The market’s adjustment to information is very efficient. On the graph of the VIX above, major fluctuations correspond to major events in financial news. The spikes in May occurred because of the Greek debt crisis and the sudden loss of confidence in the European Union’s ability to hold itself together financially. The VIX rose this week, not so much because of disappointment over a single company like Amazon, but because of the financial regulation bill said to be “the most sweeping overhaul of U.S. financial-market regulations since the Great Depression.” Several aspects of the bill, such as the refusal to bail companies out in the future, increase the risk of losing an investment in the market, which hikes up in the VIX.

So how does one profit off of the VIX? There are infinite strategies to act on the VIX, directly and indirectly. Investment vehicles include VIX ETFs, options, and futures contracts. One might collar other investments when the VIX is high, and sell covered calls when it is low. The market is not perfectly efficient, so there is an opportunity to capitalize on overreactions (more on market efficiency later). Keep in mind that wild fluctuations make investing directly in the VIX is a short term strategy.
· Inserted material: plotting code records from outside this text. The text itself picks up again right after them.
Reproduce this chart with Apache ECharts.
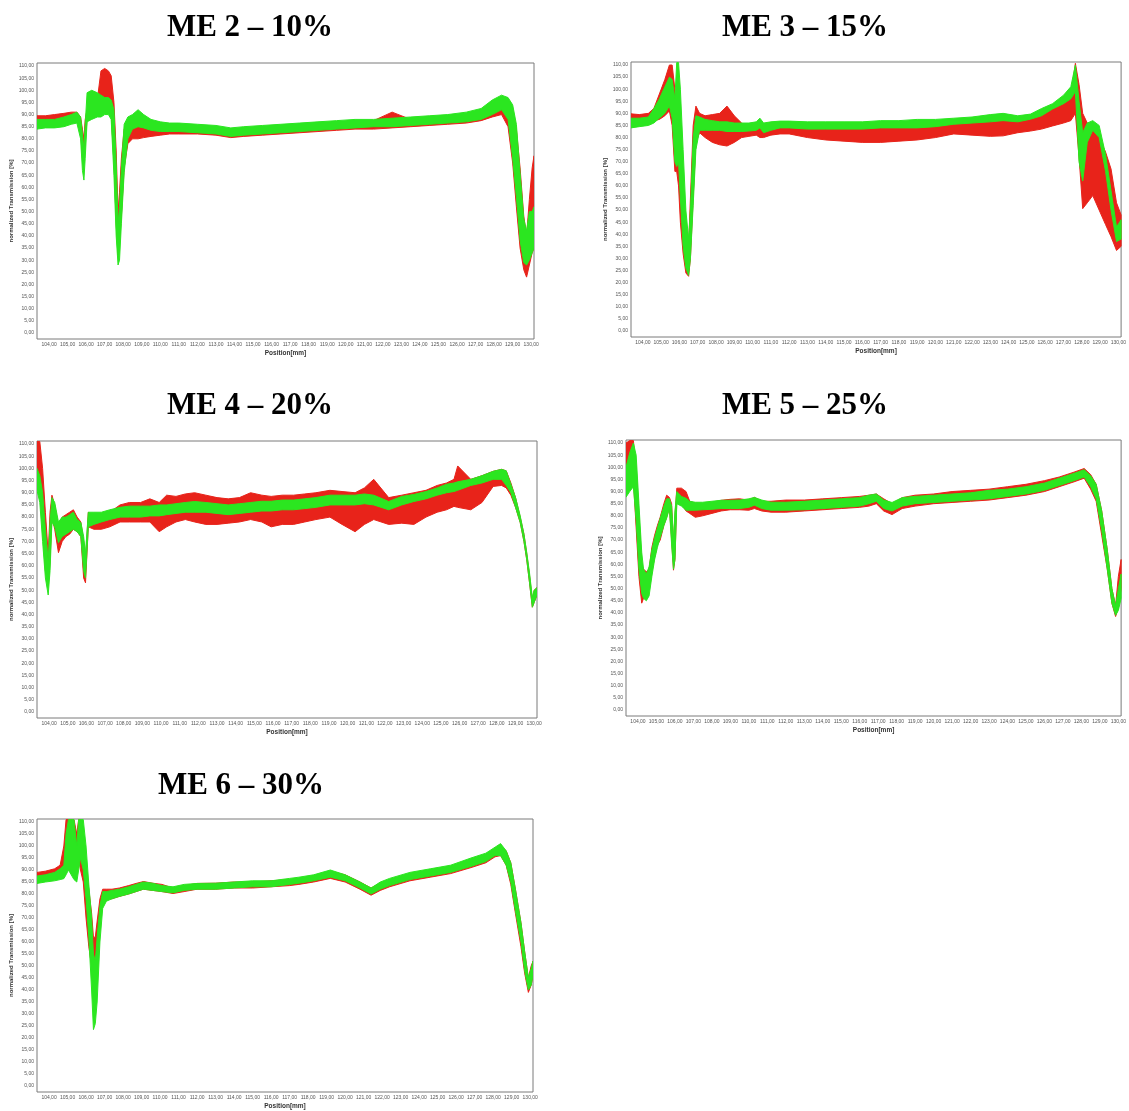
<!DOCTYPE html>
<html>
<head>
<meta charset="utf-8">
<title>ME transmission</title>
<script src="https://cdn.jsdelivr.net/npm/echarts@6.0.0/dist/echarts.min.js"></script>
<style>
  html, body { margin: 0; padding: 0; background: #fff; }
  #chart { width: 1129px; height: 1111px; }
</style>
</head>
<body>
<div id="chart"></div>
<script>
// axis ticks
var xTicks = [104,105,106,107,108,109,110,111,112,113,114,115,116,117,118,119,120,121,122,123,124,125,126,127,128,129,130];
var yTicks = [0,5,10,15,20,25,30,35,40,45,50,55,60,65,70,75,80,85,90,95,100,105,110];

// ME 2 - 10%
var me2Pos = [103.35,103.8,104.3,104.8,105.2,105.5,105.7,105.8,105.88,105.95,106.05,106.3,106.6,106.8,107.0,107.2,107.35,107.5,107.62,107.72,107.8,107.9,108.05,108.25,108.5,108.8,109.1,109.5,110.0,110.5,111.0,112.0,113.0,113.8,114.5,115.5,116.5,117.5,118.5,119.5,120.5,121.5,122.5,123.5,124.5,125.5,126.5,127.3,127.9,128.4,128.75,129.0,129.2,129.4,129.6,129.75,129.9,130.05,130.15];
var me2RedLo = [86,86.5,86.5,87,87.5,87.5,84,72,70,78,88,89,90,96,97,95,90,70,45,32,38,48,68,78,80,80,80.5,81,81.5,82,82,82,81.5,80.5,81,81.5,82,82.5,83,83.5,84,84,84.5,85,85.5,86,86.5,87.5,89,90,85,70,52,35,26,23,28,33,35];
var me2RedHi = [89.5,89.5,90,90.5,91,91,89,84,80,88,92,93,96,108,109,108,106,95,75,50,58,72,84,86,87,88,87,85.5,85,85,84.5,84.5,84,83.5,84,84.5,85,85.5,86,86.5,87,87.5,91,88,88.5,89,90,91.5,94,96,95,92,84,68,48,40,55,68,73];
var me2GreenLo = [84,84.5,84.5,85,86,86.5,80,67,63,72,87,88,89,89,90,90,88,65,40,28,30,45,66,80,84,85,84.5,83.5,83,83,83,82.5,82,81,81.5,82,82.5,83,83.5,84,84.5,85,85,85.5,86,86.5,87,88,90,92,88,72,56,38,29,28,30,33,35];
var me2GreenHi = [88,88,88,89,90,91,89,82,76,86,99,100,99,98,97,97,96,92,70,45,52,68,86,89,90,92,90,88,87,86.5,86.5,86,85.5,84.5,85,85.5,86,86.5,87,87.5,88,88,88.5,89,89.5,90,91,92.5,96,98,97,94,86,66,47,42,50,50,52];

// ME 3 - 15%
var me3Pos = [103.35,103.8,104.3,104.6,104.9,105.2,105.45,105.6,105.75,105.85,105.95,106.05,106.2,106.35,106.5,106.6,106.75,106.9,107.1,107.4,107.8,108.2,108.6,109.0,109.4,109.8,110.2,110.4,110.6,111.0,111.5,112.0,113.0,114.0,115.0,116.0,117.0,118.0,119.0,120.0,121.0,122.0,123.0,123.7,124.5,125.2,125.8,126.4,127.0,127.4,127.65,127.85,128.05,128.3,128.6,128.95,129.3,129.6,129.9,130.15];
var me3RedLo = [86,86.5,87,87,87.5,89,91,85,66,66,60,45,32,24,22.6,30,55,78,82,80,78,77,76.5,78,80,80.5,81,80,80,81,81.5,81.5,80,79,78.5,78,78,78.5,79,80,81.5,81,80.5,80.7,82,82.7,83.5,84.8,86,87,90,72,50.6,53,56,50,44,39,33.3,35];
var me3RedHi = [89.8,89.5,90,92,98,104,110,110,100,90,85,75,60,45,35,55,85,93,90,89,89.5,90,93,89,86,84.5,84,84.5,84.5,86,86,86,85.5,85.5,85.5,85.5,85.5,86,86,86,86,86.5,87,87,87.5,88,90,92,94,97,110.7,102,90,86,84,80,74,67,53,48];
var me3GreenLo = [84,84.5,85,86,88,90,93,88,70,68,70,55,35,26,23,30,52,75,83,83,83,83,82.5,82.5,82.5,82.7,83,84,82,83,84,84,83.5,83.5,83.5,83.5,84,84,84,84.5,85.5,86,86.5,87,86.5,87.6,89,91.8,94,96,99,70,62,78,83,80,66,50,37,38];
var me3GreenHi = [88,88,88.5,92,96,101,105,104,96,111,111,100,75,50,38,50,80,89,88.5,87.5,87,86.5,86.5,86,86,86,86.5,88,86,86.5,86.8,86.8,86.5,86.5,86.5,86.5,87,87,87.5,87.5,88,88.5,89.5,90,89,89.7,92,94,97.5,101,110,95,82,86,87,85,73,58,43,46];

// ME 4 - 20%
var me4Pos = [103.35,103.5,103.65,103.8,103.95,104.05,104.15,104.3,104.5,104.7,104.9,105.1,105.3,105.5,105.7,105.85,105.95,106.1,106.4,106.8,107.25,107.8,108.3,108.9,109.4,109.9,110.3,110.8,111.3,111.8,112.4,113.0,113.6,114.2,114.8,115.4,115.9,116.5,117.1,117.7,118.3,119.05,119.7,120.4,120.9,121.4,122.2,122.9,123.55,124.2,124.8,125.3,125.7,125.9,126.6,127.2,127.8,128.25,128.5,128.75,129.0,129.25,129.45,129.6,129.75,129.9,130.0,130.15];
var me4RedLo = [100,92,75,58,52,62,80,75,65.4,70,72,73,75,74,72,55,53,76,75,75,76,78,78,78,78,74,76,78,79,78,77,77,77.5,78,79,78,76,77,77,78,79,80,77,74,77,79,77,77.5,77,80,82,83,84.4,84,83,86,92.6,93,92,89,84,77.8,70,62.5,53,43,45,48];
var me4RedHi = [111,111,100,82,65,82,89,85,76,80,81,82,83,80,78,70,62,82,80,81,82,85,86,86,87.5,86,89,88.5,89.5,90,89,88,87.5,88,90,89,88.5,89,89,89.5,90,91,90.5,90,92,95.5,88,89,90,91,93,94,95.5,101,95.5,97,98.8,99.6,99,94,88,80,73,65,56,46,50,51];
var me4GreenLo = [91,86,70,55,48,58,78,76,69.5,72,73,74,75,74,72,58,55,76,77,78,79,80,80,80,80.5,80.5,81,81.5,82,82,82,81.5,81,81.5,82,82.5,82.5,83,83,83.5,84,85,85,85,85.5,85,83,85,86.4,87.5,89,90,90.5,91,93,94,95.5,95.5,93,90,84,77.8,70,62.5,53,43,45,48];
var me4GreenHi = [100,97,90,75,62,78,88,86,78,80,80,81,82,79,77.8,72,65,82,82,82,83,84,84.5,84.5,84.5,85,85,85.5,86,86.4,86,85.5,85,85.5,86,86.5,86.5,87,87,87.5,88,89,89,89,89.5,89,86.4,88.5,89.3,90.5,92,93.5,94,94.5,95.5,97,98.8,99.6,99,93.5,88,80.5,73,65.5,57,47,50,51];

// ME 5 - 25%
var me5Pos = [103.35,103.55,103.75,103.9,104.05,104.2,104.3,104.45,104.6,104.75,104.9,105.05,105.2,105.4,105.55,105.7,105.82,105.92,106.0,106.1,106.35,106.6,106.8,107.1,107.5,108.0,108.5,109.0,109.5,110.0,110.3,110.7,111.2,112.0,113.0,114.0,115.0,116.0,116.5,116.9,117.3,117.75,118.3,119.0,120.0,121.0,122.0,123.0,124.0,125.0,126.0,126.8,127.6,128.15,128.5,128.8,129.1,129.4,129.65,129.85,130.0,130.15];
var me5RedLo = [97,100,95,75,55,44,46,47,50,57,63,68,70,76,79.4,83.5,70,57.6,62,86.4,85,82,81,79.4,80,81,82,82.5,82.5,82.3,83,82,81.5,81.5,82,82.5,83,83.5,84,85,82,80.5,83,84,85,85.5,86,86.5,87.5,88.5,90,92,94,95.5,91,86,72,58,44,38.5,42,50];
var me5RedHi = [110,111,111,100,80,60,58,57,58,67,72,76,79.4,85,88.5,87.6,85,68,80,91.4,91.4,90,86,85.2,85,85.5,86.4,86.8,87,86.5,87.6,86,86,86.5,86.5,87,87.5,88,88.5,89,87,85,87.5,88.5,89,90,90.5,91,92,93,94.5,96,98,99.5,97,93,82,66,50,43,55,62];
var me5GreenLo = [87.7,90,92,78,58,48,46,45,47,55,62,67,71,76,79,83,68,58,62,85,84,82.3,82.3,82.3,82.5,82.7,83,83,83,83.5,84.4,83,82.3,82.3,82.5,83,83.5,84,85,86,83,82,84,85,85.5,86,86.5,87,88,89,90.5,92.5,94.5,96,92,87,74,58,44,39,41,46];
var me5GreenHi = [100,106,110,105,85,65,58,56,59,66,71,75,79,84,87,87,84,70,82,90,88,87.2,86,85.6,85.6,86,86.4,86.4,86.5,87,87.6,86.5,85.6,85.6,86,86.5,87,87.5,88.5,89,86.5,85.5,87.5,88,88.5,89,89.5,90.5,91,92,93.5,95.5,97.5,99,96.5,93,82,66,50,43,50,56];

// ME 6 - 30%
var me6Pos = [103.35,103.8,104.3,104.6,104.8,104.92,105.05,105.2,105.35,105.5,105.6,105.7,105.85,106.0,106.15,106.3,106.4,106.5,106.6,106.75,106.9,107.1,107.4,107.8,108.3,108.7,109.1,109.6,110.1,110.7,111.3,112.0,113.0,114.0,115.0,116.0,117.0,117.5,118.3,119.2,120.0,120.8,121.4,121.9,122.4,123.5,124.6,125.7,126.8,127.6,128.1,128.4,128.7,128.95,129.2,129.5,129.7,129.9,130.05,130.15];
var me6RedLo = [86,86.5,87.5,88.5,89,95,100,100,98,97.5,95,90,85,70,58,50,44,42,45,68.7,76,78,78,79,80,81,82,81.5,81,80.2,81,82,82,82.5,82.5,83,83.5,84,85,86.5,85,82,79.5,81.5,83,85.5,87,88.5,91,93,95.5,96,92,84,72,58,47,39,42,46];
var me6RedHi = [89,89.5,90.5,92,100,111,111,111,111,105,111,111,105,90,82,72,62,62,68.7,78,82,82,82,82.5,83.5,84.4,85.2,84.5,84,82.5,83.5,84.4,84.5,85,85,85.5,86,86.5,87.5,89.5,88,85,82.5,84.5,86,88.5,90,91.5,94,96.5,99,100,98,93,82,68,56,45,50,52];
var me6GreenLo = [84.4,85,85.5,86,86.4,88,90,88,86,85,90,95,90,78,62,40,23.5,26,35,60,74,77,78,79,80,81,82,81.5,81,80.5,81.5,82,82,82.5,83,83,84,84.5,85.5,87,85.5,82.5,80,82,83.5,86,87.5,89,91.5,93.5,96,96,92,85,73,60,48,40,42,46];
var me6GreenHi = [87.5,88,89,90.5,92,105,111,111,111,100,111,111,111,100,84,70,55,52,62,75,81,81,81.5,82,83,84,85,84.5,83.5,83,84,84.4,84.5,85,85.5,85.5,86.5,87,88,90,88,85,82.5,85,86.5,89,90.5,92,95,97,99.5,101,98,93,82,68,56,45,49,52];

var RED = '#e8231a';
var GREEN = '#2be620';
var LABEL_FONT = '"Liberation Sans", Arial, sans-serif';

// panel layout
var panels = [
  { title: 'ME 2 \u2013 10%', tx: 250, ty: 28, left: 37, top: 63, width: 497, height: 276,
    pos: me2Pos, redLo: me2RedLo, redHi: me2RedHi, greenLo: me2GreenLo, greenHi: me2GreenHi },
  { title: 'ME 3 \u2013 15%', tx: 805, ty: 28, left: 631, top: 62, width: 496, height: 275,
    pos: me3Pos, redLo: me3RedLo, redHi: me3RedHi, greenLo: me3GreenLo, greenHi: me3GreenHi },
  { title: 'ME 4 \u2013 20%', tx: 250, ty: 406, left: 37, top: 441, width: 500, height: 277,
    pos: me4Pos, redLo: me4RedLo, redHi: me4RedHi, greenLo: me4GreenLo, greenHi: me4GreenHi },
  { title: 'ME 5 \u2013 25%', tx: 805, ty: 406, left: 626, top: 440, width: 501, height: 276,
    pos: me5Pos, redLo: me5RedLo, redHi: me5RedHi, greenLo: me5GreenLo, greenHi: me5GreenHi },
  { title: 'ME 6 \u2013 30%', tx: 241, ty: 786, left: 37, top: 819, width: 496, height: 274,
    pos: me6Pos, redLo: me6RedLo, redHi: me6RedHi, greenLo: me6GreenLo, greenHi: me6GreenHi }
];

var fmt = function (v) { return Number(v).toFixed(2).replace('.', ','); };

// band of all runs of one colour, drawn as a filled polygon
var band = function (gi, pos, lo, hi, color, z) {
  return {
    type: 'custom',
    xAxisIndex: gi,
    yAxisIndex: gi,
    z: z,
    clip: true,
    silent: true,
    animation: false,
    data: [[pos[0], lo[0]]],
    renderItem: function (params, api) {
      var pts = [];
      for (var k = 0; k < pos.length; k++) pts.push(api.coord([pos[k], hi[k]]));
      for (var k = pos.length - 1; k >= 0; k--) pts.push(api.coord([pos[k], lo[k]]));
      return {
        type: 'polygon',
        shape: { points: pts },
        style: { fill: color, stroke: color, lineWidth: 1, lineJoin: 'round' }
      };
    }
  };
};

var grid = [], xAxis = [], yAxis = [], series = [], graphic = [];

panels.forEach(function (p, i) {
  grid.push({
    left: p.left, top: p.top, width: p.width, height: p.height,
    show: true, borderColor: '#7a7a7a', borderWidth: 1, backgroundColor: '#fff'
  });
  xAxis.push({
    type: 'value', gridIndex: i, min: 103.35, max: 130.15,
    axisLine: { show: false }, axisTick: { show: false }, splitLine: { show: false },
    axisLabel: { customValues: xTicks, formatter: fmt, fontSize: 5, color: '#555', margin: 3, fontFamily: LABEL_FONT },
    name: 'Position[mm]', nameLocation: 'middle', nameGap: 11,
    nameTextStyle: { fontSize: 6.5, fontWeight: 'bold', color: '#333', fontFamily: LABEL_FONT }
  });
  yAxis.push({
    type: 'value', gridIndex: i, min: -2.5, max: 111.25,
    axisLine: { show: false }, axisTick: { show: false }, splitLine: { show: false },
    axisLabel: { customValues: yTicks, formatter: fmt, fontSize: 5, color: '#555', margin: 3, fontFamily: LABEL_FONT },
    name: 'normalized Transmission [%]', nameLocation: 'middle', nameGap: 19, nameRotate: 90,
    nameTextStyle: { fontSize: 6, fontWeight: 'bold', color: '#333', fontFamily: LABEL_FONT }
  });
  series.push(band(i, p.pos, p.redLo, p.redHi, RED, 2));
  series.push(band(i, p.pos, p.greenLo, p.greenHi, GREEN, 3));
  graphic.push({
    type: 'text', x: p.tx, y: p.ty, silent: true,
    style: {
      text: p.title, fill: '#000', align: 'center', verticalAlign: 'middle',
      font: 'bold 31px "Liberation Serif", "Times New Roman", serif'
    }
  });
});

var chart = echarts.init(document.getElementById('chart'));
chart.setOption({
  backgroundColor: '#fff',
  animation: false,
  grid: grid,
  xAxis: xAxis,
  yAxis: yAxis,
  series: series,
  graphic: graphic
});
</script>
</body>
</html>
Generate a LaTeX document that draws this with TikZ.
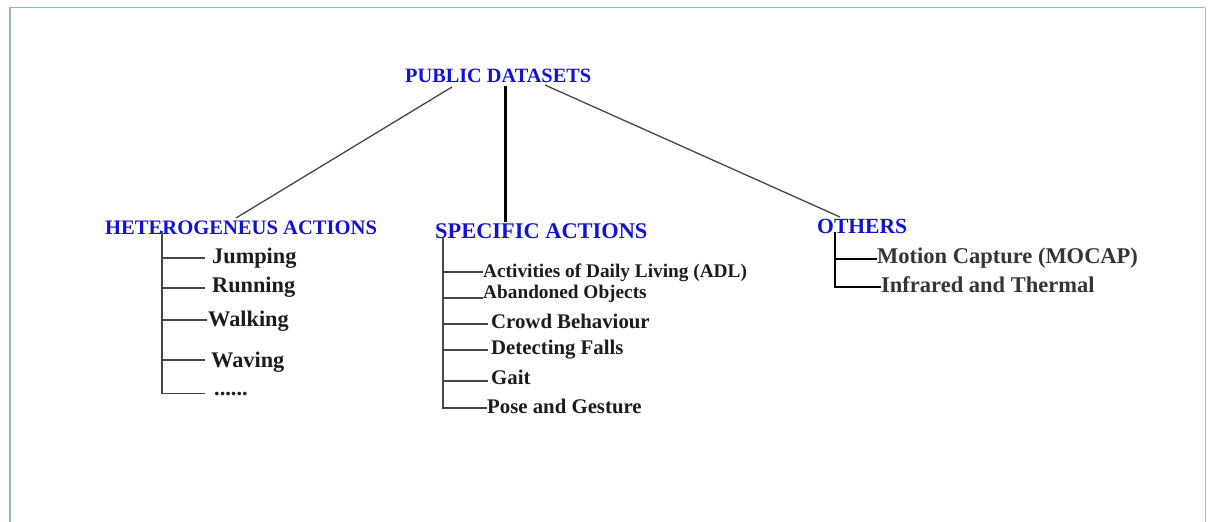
\documentclass[tikz,border=0pt]{standalone}
\usepackage{fontspec}
\setmainfont{Liberation Serif}
\definecolor{hdblue}{RGB}{18,18,215}
\definecolor{txtdark}{RGB}{28,28,28}
\definecolor{txtgray}{RGB}{55,52,50}
\definecolor{frameblue}{RGB}{140,185,200}
\definecolor{linegray}{RGB}{70,70,70}
\tikzset{
  header/.style={anchor=base west, inner sep=0pt, text=hdblue, font=\bfseries\fontsize{#1}{#1}\selectfont},
  leaf/.style={anchor=base west, inner sep=0pt, text=txtdark, font=\bfseries\fontsize{#1}{#1}\selectfont},
  leafg/.style={anchor=base west, inner sep=0pt, text=txtgray, font=\bfseries\fontsize{#1}{#1}\selectfont},
  thinlink/.style={draw=linegray, line width=1.3pt},
  thicklink/.style={draw=black, line width=3pt},
  treeline/.style={draw=linegray, line width=1.5pt},
  boldtree/.style={draw=black, line width=2.8pt},
}
\begin{document}
\begin{tikzpicture}[x=1pt,y=-1pt]
\useasboundingbox (0,0) rectangle (1208,522);
\fill[white] (0,0) rectangle (1208,522);
% frame
\draw[frameblue, line width=1.8pt] (10,522) -- (10,7.5) -- (1205,7.5);
\draw[gray!60, line width=0.8pt] (1205,7.5) -- (1205,522);

% headers
\node[header=20.3] (pub) at (405,82) {PUBLIC DATASETS};
\node[header=20.6] (het) at (105,234) {HETEROGENEUS ACTIONS};
\node[header=22.4] (spe) at (435,238) {SPECIFIC ACTIONS};
\node[header=21.6] (oth) at (817,233) {OTHERS};

% heterogeneous leaves
\node[leaf=22.3] (jump) at (212,263) {Jumping};
\node[leaf=22.3] (run)  at (212,292) {Running};
\node[leaf=22.3] (walk) at (208,326) {Walking};
\node[leaf=22.3] (wave) at (211,367) {Waving};
\node[leaf=22.3] (dots) at (214,395) {......};

% specific leaves
\node[leaf=19.3] (adl)  at (483,277.5) {Activities of Daily Living (ADL)};
\node[leaf=19.3] (aban) at (483,298) {Abandoned Objects};
\node[leaf=20.8] (crow) at (491,328) {Crowd Behaviour};
\node[leaf=20.8] (fall) at (491,354) {Detecting Falls};
\node[leaf=20.8] (gait) at (491,384) {Gait};
\node[leaf=20.8] (pose) at (487,413) {Pose and Gesture};

% others leaves
\node[leafg=22.5] (moc) at (877,263) {Motion Capture (MOCAP)};
\node[leafg=22.5] (inf) at (881,292) {Infrared and Thermal};

% junction coordinates
\coordinate (pubL) at (452,87);
\coordinate (pubM) at (505,86);
\coordinate (pubR) at (545,85);
\coordinate (hetT) at (236,218);
\coordinate (speT) at (505,222);
\coordinate (othT) at (840,217);

% top-level links
\draw[thinlink] (pubL) -- (hetT);
\draw[thicklink] (pubM) -- (speT);
\draw[thinlink] (pubR) -- (othT);

% heterogeneous tree
\coordinate (hv0) at (162,231);
\coordinate (hv1) at (162,394);
\draw[treeline] (hv0) -- (hv1);
\draw[treeline] (162,258) -- (205,258);
\draw[treeline] (162,288) -- (205,288);
\draw[treeline] (162,320) -- (207,320);
\draw[treeline] (162,360) -- (205,360);
\draw[treeline] (161.25,393.5) -- (205,393.5);

% specific tree
\coordinate (sv0) at (443,237);
\coordinate (sv1) at (443,408);
\draw[treeline] (sv0) -- (sv1);
\draw[treeline] (443,272) -- (adl.west |- 0,272);
\draw[treeline] (443,298) -- (aban.west |- 0,298);
\draw[treeline] (443,324) -- (488,324);
\draw[treeline] (443,350) -- (488,350);
\draw[treeline] (443,381) -- (488,381);
\draw[treeline] (442.25,408) -- (pose.west |- 0,408);

% others tree
\coordinate (ov0) at (835,232);
\draw[boldtree] (ov0) -- (835,288.4);
\draw[boldtree] (835,259) -- (moc.west |- 0,259);
\draw[boldtree] (833.6,287) -- (inf.west |- 0,287);
\end{tikzpicture}
\end{document}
Note: writing about investing is challenging, not because the field is particularly difficult to understand (quite the opposite, actually), but because of the varying levels of experience in the readership. If this post was a review, look forward to some more advanced techniques like hedge fund return replication, CVaR-based portfolio optimization, fundamental analysis techniques, and maybe investment ideas to capitalize on major news in future posts. If this post went over your head, fear not! I’ll likely do a brief introduction to investments in a future post which will bring you up to speed.